Focusing on the romantic life of Franz Liszt and his women, ‘Odyssey of Love’ is the third of Lucy’s popular concert programmes captured on disc in which she uniquely combines words and music.
Like Mozart, Liszt was a child prodigy, whose three main loves in life were music, women and religion. Women flocked to his concerts, where his ecstatic performances (he was the first pianist to present recitals without the music) caused fainting and hysteria among his largely female audiences. However, of the many courtesans and countesses with whom he was linked, two stand out. The first was Marie d’Agoult, a married aristocrat who became both muse and mistress to the young virtuoso, and later mother to his 3 children. Marie inspired piano pieces such as the ‘Petrarch Sonnet No. 104’. The second, the cigar-smoking Polish intellectual, Princess Carolyne Wittgenstein, the muse of Liszt’s middle age without whom Liszt found it almost impossible to compose and to whom he dedicated many of his finest pieces. The story of their failure to marry is a sad and compelling one of which is told in the second half of the programme.
Acknowledged as one of Britain’s finest pianists, Lucy Parham applies her sensitivity and imagination not only to concertos and recitals, but also to portraits in words and music of such composers as Schumann, Chopin, Liszt and Debussy.
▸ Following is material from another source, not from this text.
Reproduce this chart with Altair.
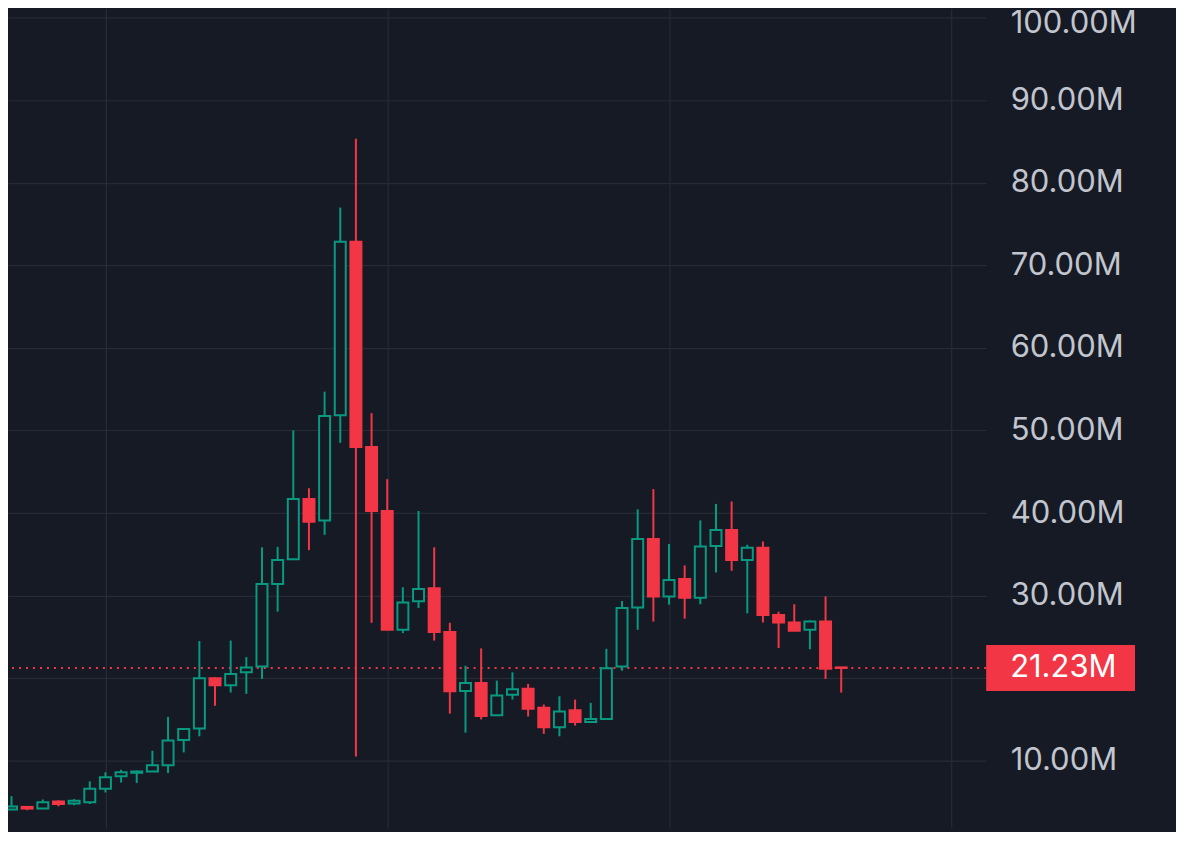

She came to public attention as the Piano Winner of the 1984 BBC Young Musician of the Year. Since her Royal Festival Hall concerto debut at age 16, she has played throughout the UK and around the globe. Lucy is also a regular contributor to BBC Music Magazine, Pianist Magazine and the Guardian and appears frequently on BBC Radio 3 and 4, as the commentator on the Leeds International Piano Competition and as a jury member for the final of Young Musician of the Year.